I watched Autism: The Musical a few months ago and have thought about it off and on since. There is a scene where the young man who is mostly non-verbal starts to communicate using an assistive technology device. The first thing he says to his mom is: "You need to listen more." It was such a powerful moment. As the mom a mostly non-verbal child, I can tell you that I spend a great deal of time trying to understand my son. I watch him like a hawk. I interpret, analyze, infer. And I try to listen with my heart when I remember. But if he could talk would he tell me the same thing? How good am I at listening? I don't know. I really don't know. But I've been thinking about it a lot.


  1. Paige1:41 AM

    That scene was, to me, one of the most powerful in the whole film.
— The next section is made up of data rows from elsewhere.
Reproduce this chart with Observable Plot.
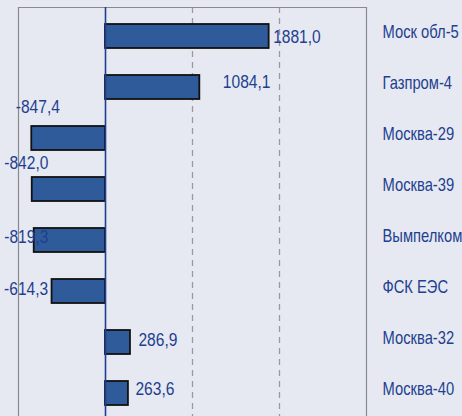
<!DOCTYPE html>
<html>
<head>
<meta charset="utf-8">
<script src="https://cdn.jsdelivr.net/npm/d3@7"></script>
<script src="https://cdn.jsdelivr.net/npm/@observablehq/plot@0.6"></script>
<style>
  html, body { margin: 0; padding: 0; background: #e6e9f2; overflow: hidden; }
  #chart svg { display: block; }
</style>
</head>
<body>
<div id="chart"></div>
<script>
const categories = ["Моск обл-5", "Газпром-4", "Москва-29", "Москва-39", "Вымпелком", "ФСК ЕЭС", "Москва-32", "Москва-40"];
const values = [1881.0, 1084.1, -847.4, -842.0, -819.3, -614.3, 286.9, 263.6];
const xDomain = [-1000, 3000];
const gridValues = [1000, 2000];
const frameValues = [-1000, 3000];

const data = categories.map((name, i) => ({name, value: values[i], i}));
const fmt = v => v.toFixed(1).replace(".", ",");

const labelFont = "'Liberation Sans', Arial, sans-serif";
const textColor = "#1f3f8f";

// per-label nudges (pixels) mimicking the hand-placed labels of the original
const nudges = [[4, 0], [23, -6], [-16, -32], [-28, -27], [-30, -4], [-48, -3], [8, -3], [7, -5]];

const labelMarks = data.map((d, k) => Plot.text([d], {
  x: "value", y: "name", text: d => fmt(d.value),
  textAnchor: "start", dx: nudges[k][0], dy: nudges[k][1],
  fill: textColor, fontSize: 19, fontFamily: labelFont
}));

const chart = Plot.plot({
  width: 462,
  height: 416,
  marginLeft: 18,
  marginRight: 96,
  marginTop: 7,
  marginBottom: 0,
  style: {background: "#e6e9f2", fontFamily: labelFont},
  x: {domain: xDomain, axis: null},
  y: {domain: categories, range: [8, 420], paddingInner: 0.53, paddingOuter: 0.265, axis: null},
  marks: [
    Plot.ruleX(gridValues, {stroke: "#9a9a9a", strokeWidth: 1.3, strokeDasharray: "6,5"}),
    Plot.ruleX(frameValues, {stroke: "#8a8a8a", strokeWidth: 1.2}),
    Plot.frame({anchor: "top", stroke: "#8a8a8a", strokeWidth: 1.2}),
    Plot.barX(data, {x: "value", y: "name", fill: "#2f5b9b", stroke: "#111", strokeWidth: 1.8}),
    Plot.ruleX([0], {stroke: "#1f3f8f", strokeWidth: 1.6}),
    Plot.axisY({anchor: "right", tickSize: 0, tickPadding: 16, textAnchor: "start",
      fontSize: 18, fill: textColor, dy: -4, label: null}),
    ...labelMarks
  ]
});
document.getElementById("chart").appendChild(chart);

// condense the text horizontally to mimic the narrow typeface of the original
chart.querySelectorAll("text").forEach(t => {
  const tr = t.getAttribute("transform");
  if (tr) t.setAttribute("transform", tr + " scale(0.82,1)");
});
</script>
</body>
</html>
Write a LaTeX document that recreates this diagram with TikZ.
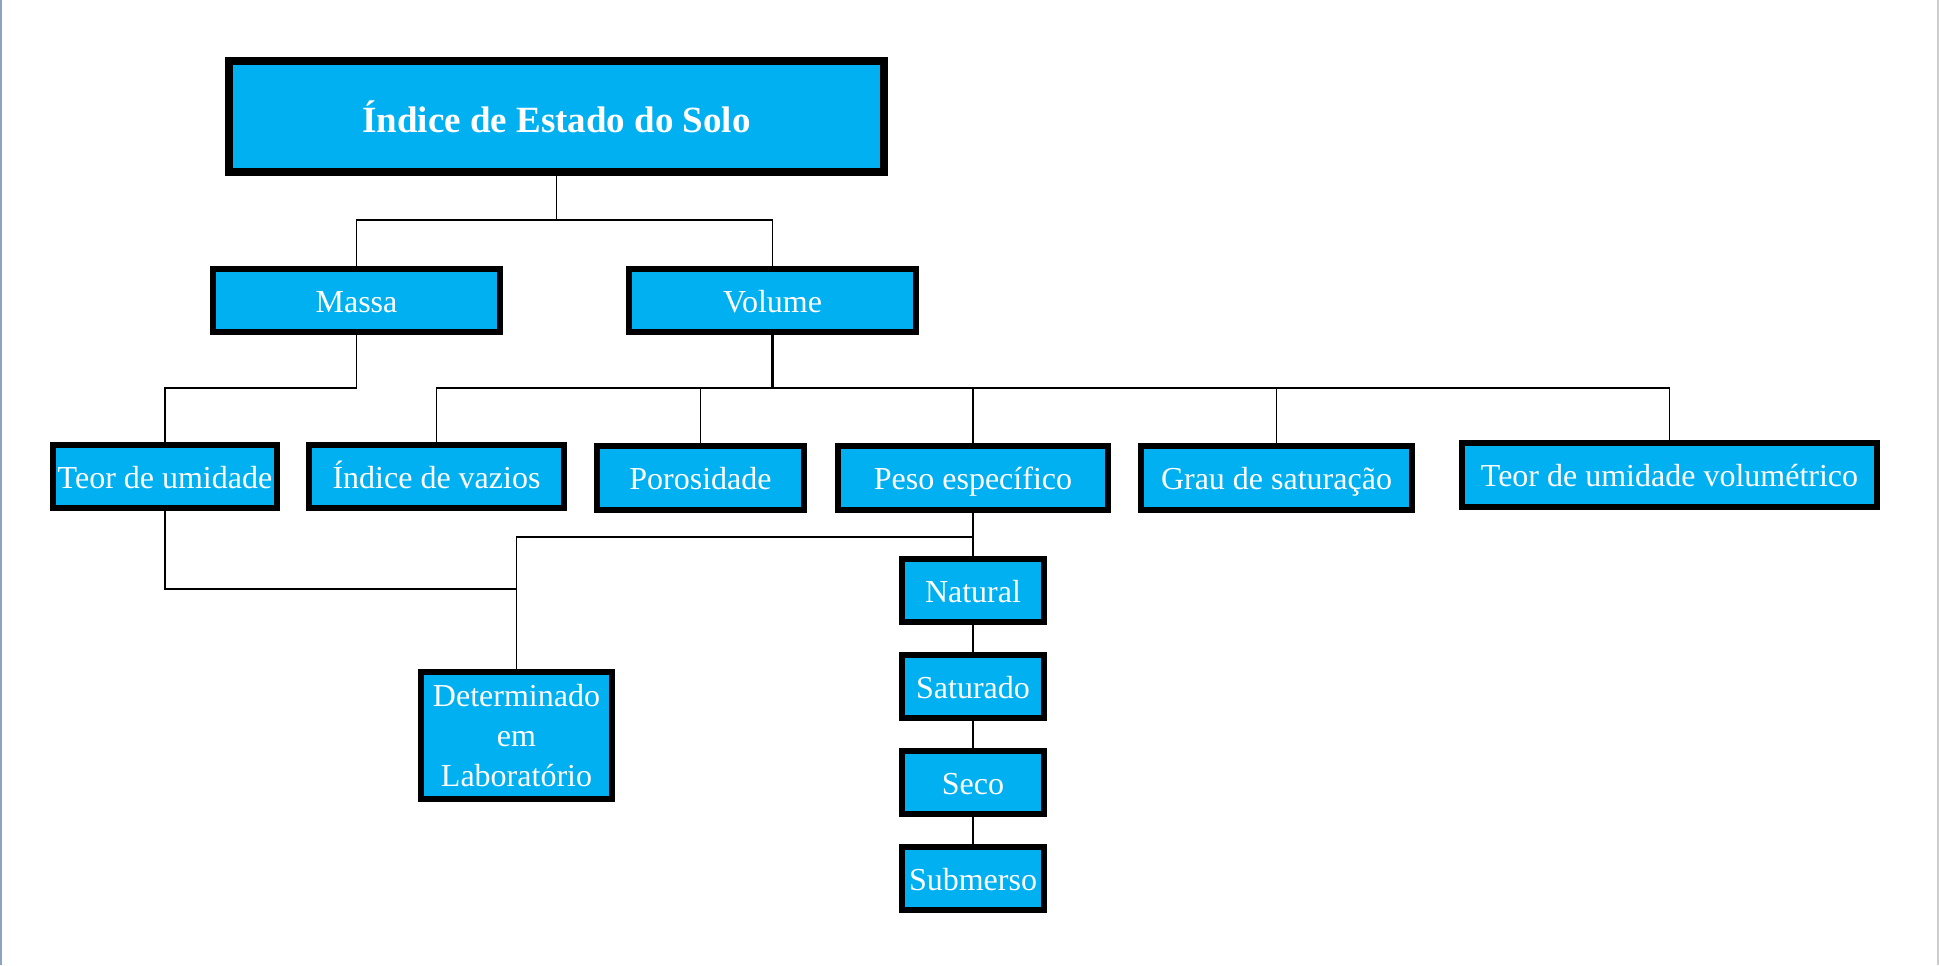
\documentclass[tikz,border=0pt]{standalone}
\usepackage{fontspec}
\setmainfont{Liberation Serif}
\definecolor{azul}{HTML}{00B0F0}
\definecolor{borda}{HTML}{8FA3C0}
\tikzset{
  caixa/.style={draw=black, fill=azul, text=white, line width=2.8pt, inner sep=0pt,
    font=\fontsize{16}{19}\selectfont, align=center, minimum height=31.7pt},
  item/.style={caixa, text height=12pt, text depth=0.5pt},
  liga/.style={draw=black, line width=0.8pt},
}
\begin{document}
\begin{tikzpicture}[x=0.5pt,y=-0.5pt]
\useasboundingbox[fill=white] (0,0) rectangle (1939,965);
\draw[borda, line width=1pt] (1,0) -- (1,965);
\draw[black!20, line width=1pt] (1938,0) -- (1938,965);

\node[caixa, line width=4pt, minimum width=327.5pt, minimum height=55.5pt,
  font=\fontsize{18.5}{22}\selectfont\bfseries] (titulo) at (556.5,116.5) {Índice de Estado do Solo};

\node[item, minimum width=143.7pt] (massa) at (356.5,300.5) {Massa};
\node[item, minimum width=143.7pt] (volume) at (772.5,300.5) {Volume};

\node[item, minimum width=112.2pt] (teor) at (165,476.5) {Teor de umidade};
\node[item, minimum width=127.7pt] (vazios) at (436.5,476.5) {Índice de vazios};
\node[item, minimum width=103.7pt, minimum height=32.2pt] (poros) at (700.5,478) {Porosidade};
\node[item, minimum width=135.2pt, minimum height=32.2pt] (peso) at (973,478) {Peso específico};
\node[item, minimum width=135.7pt, minimum height=32.2pt] (grau) at (1276.5,478) {Grau de saturação};
\node[item, minimum width=207.7pt, minimum height=32.2pt] (teorvol) at (1669.5,475) {Teor de umidade volumétrico};

\node[item, minimum width=71.2pt] (natural) at (973,590.5) {Natural};
\node[item, minimum width=71.2pt] (saturado) at (973,686.5) {Saturado};
\node[item, minimum width=71.2pt] (seco) at (973,782.5) {Seco};
\node[item, minimum width=71.2pt] (submerso) at (973,878.5) {Submerso};

\node[caixa, minimum width=95.7pt, minimum height=63.7pt,
  font=\fontsize{16}{20}\selectfont] (lab) at (516.5,735.5) {Determinado\\em\\Laboratório};

% ligacoes
\coordinate (r1) at (556.5,220);
\coordinate (r2) at (356.5,388);
\coordinate (r3) at (772.5,388);
\coordinate (r4) at (973,537);
\coordinate (r5) at (516.5,589);

\draw[liga] (titulo.south) -- (r1) -| (massa.north);
\draw[liga] (r1) -| (volume.north);
\draw[liga] (massa.south) -- (r2) -| (teor.north);
\draw[liga, line width=1.6pt] (volume.south) -- (r3);
\foreach \f in {vazios,poros,peso,grau,teorvol}
  \draw[liga] (r3) -| (\f.north);
\draw[liga] (peso.south) -- (natural.north);
\draw[liga] (r4) -| (lab.north);
\draw[liga] (teor.south) |- (r5);
\foreach \a/\b in {natural/saturado,saturado/seco,seco/submerso}
  \draw[liga] (\a.south) -- (\b.north);
\end{tikzpicture}
\end{document}
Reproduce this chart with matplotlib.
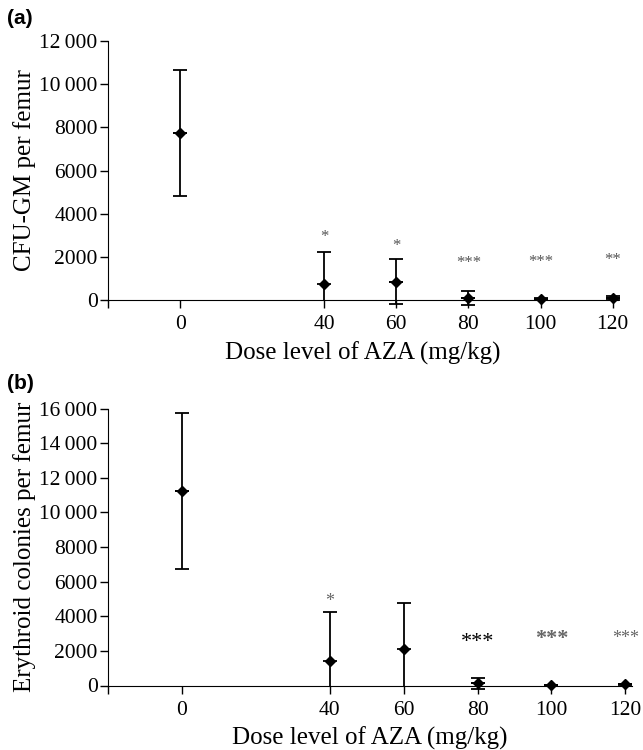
import numpy as np
import matplotlib
matplotlib.use("Agg")
from matplotlib import pyplot as plt

# data
doses = [0, 40, 60, 80, 100, 120]

# (a) CFU-GM per femur
cfu_mean = [7740, 730, 850, 110, 40, 80]
cfu_sd = [2930, 1510, 1050, 320, 50, 90]
cfu_stars = ["*", "*", "***", "***", "**"]
cfu_star_y = [2930, 2520, 1710, 1750, 1850]

# (b) Erythroid colonies per femur
ery_mean = [11240, 1390, 2110, 120, 10, 60]
ery_sd = [4500, 2860, 2660, 340, 20, 40]
ery_stars = ["*", "***", "***", "***"]
ery_star_x = [40, 80, 100, 120]
ery_star_y = [4870, 2480, 2670, 2710]

plt.rcParams['font.family'] = ['Liberation Serif', 'DejaVu Serif']

def fmt(v):
    v = int(v)
    if v >= 10000:
        return "%d\u2009%03d" % (v // 1000, v % 1000)
    return str(v)

def panel(ax, mean, sd, ymax, ystep, ylabel, xr):
    mean = np.array(mean, float)
    sd = np.array(sd, float)
    # upper bars with caps
    ax.errorbar(doses, mean, yerr=[np.zeros_like(sd), sd], fmt='none',
                ecolor='black', elinewidth=1.3, capsize=5, capthick=1.3, clip_on=False)
    # lower bars: far below axis are cut at 0 without a cap
    cut = mean - sd < -300
    lo = np.where(cut, mean, sd)
    x = np.array(doses)
    ax.errorbar(x[~cut], mean[~cut], yerr=[lo[~cut], np.zeros((~cut).sum())], fmt='none',
                ecolor='black', elinewidth=1.3, capsize=5, capthick=1.3, clip_on=False)
    ax.errorbar(x[cut], mean[cut], yerr=[lo[cut], np.zeros(cut.sum())], fmt='none',
                ecolor='black', elinewidth=1.3, capsize=0, clip_on=False)
    ax.plot(doses, mean, 'D', color='black', ms=5.5, clip_on=False, zorder=5)
    ax.set_xlim(-20, xr)
    ax.set_ylim(0, ymax)
    ax.spines['top'].set_visible(False)
    ax.spines['right'].set_visible(False)
    ax.set_xticks([-20] + doses)
    ax.set_xticklabels([''] + [str(d) for d in doses], fontsize=15.5)
    yt = np.arange(0, ymax + 1, ystep)
    ax.set_yticks(yt)
    ax.set_yticklabels([fmt(v) for v in yt], fontsize=15.5)
    ax.tick_params(direction='out', length=6, width=1, pad=1.5)
    ax.tick_params(axis='x', pad=5)
    ax.set_xlabel("Dose level of AZA (mg/kg)", fontsize=18, labelpad=5)
    ax.set_ylabel(ylabel, fontsize=18, labelpad=2)

fig = plt.figure(figsize=(6.43, 7.5), dpi=100)
W, H = 643.0, 750.0
axa = fig.add_axes([108 / W, 1 - 300 / H, (618 - 108) / W, (300 - 41) / H])
axb = fig.add_axes([108 / W, 1 - 685.5 / H, (632 - 108) / W, (685.5 - 408.5) / H])

panel(axa, cfu_mean, cfu_sd, 12000, 2000, "CFU-GM per femur", 121.5)
panel(axb, ery_mean, ery_sd, 16000, 2000, "Erythroid colonies per femur", 121.8)

for x, s, y in zip(doses[1:], cfu_stars, cfu_star_y):
    axa.text(x, y, s, ha='center', va='center', fontsize=12, color='#555555')

for x, s, y in zip(ery_star_x, ery_stars, ery_star_y):
    if x == 80:
        axb.text(x, y, s, ha='center', va='center', fontsize=16, color='black')
    elif x == 100:
        axb.text(x, y, s, ha='center', va='center', fontsize=16, color='#666666',
                 fontweight='bold')
    else:
        axb.text(x, y, s, ha='center', va='center', fontsize=13, color='#666666')

fig.text(7 / W, 1 - 18 / H, "(a)", fontsize=15, fontweight='bold',
         family='Liberation Sans', va='center', ha='left')
fig.text(7 / W, 1 - 383 / H, "(b)", fontsize=15, fontweight='bold',
         family='Liberation Sans', va='center', ha='left')

fig.savefig("out.png", dpi=100)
    Just this past Friday, I lost Loryn in the Staunton Mall. Meaning, she *ran* away from me in the booksore, and ran out into the mall. She was gone for about 20-25 minutes before we found her (we, meaning employees and shoppers at the mall...Security never did show up) in Belk, playing on the display beds.

    The one thing I still can't get out of my head is the utter dismay on people's faces when I was describing Loryn: Autistic and would not answer to her name if called. Those helpful people, all of a sudden, looked as if there were no hope of finding her, and (I thought) they wished they hadn't volunteered!

    It was a scary, horrific half hour. But we found her.

    Jeeze...I can't even blog about it yet, as it seems so raw. But here I am telling little bits about it, to *you*, because I have a feeling you'll get it. :-)

    Hope all is welll with you, and that the trip to Switzerland goes smoothly, and that you all have a good time!

    Paige in Staunton

  2. I think, with Andrew and I, there was a time when the two of us weren't the best at listening to each other. But, now, lately, we seem to be getting pretty good at it. At least I hope that is what Andrew would tell me if he could. The better at listening he gets the better at listening I think I get.

    I know what you mean though about the analyzing and interpreting. Same here.

  3. Beautiful post, Christine. That was an intense, thought provoking moment in the movie.

  4. Christine, I remember that moment in the movie, too. I think there are so very many ways of "listening" if one is willing to try. From everything you have shared on this blog, I think you probably do a great job of listening to your son. Probably not perfect —none of us is— but remarkably in tune. Give yourself tons of credit for that. You listen with your heart...which is WAY better than the ears, IMO!

  5. I feel this way a lot with J too. He is non-verbal still, but makes a lot of sounds that are often hard to make out. Is he trying to communicate? I don't know either. I just rewatched Autism The Musical a few weeks ago and remember that scene well.

  6. Anonymous11:07 PM

    I was moved by that scene as well. He has an excellent point.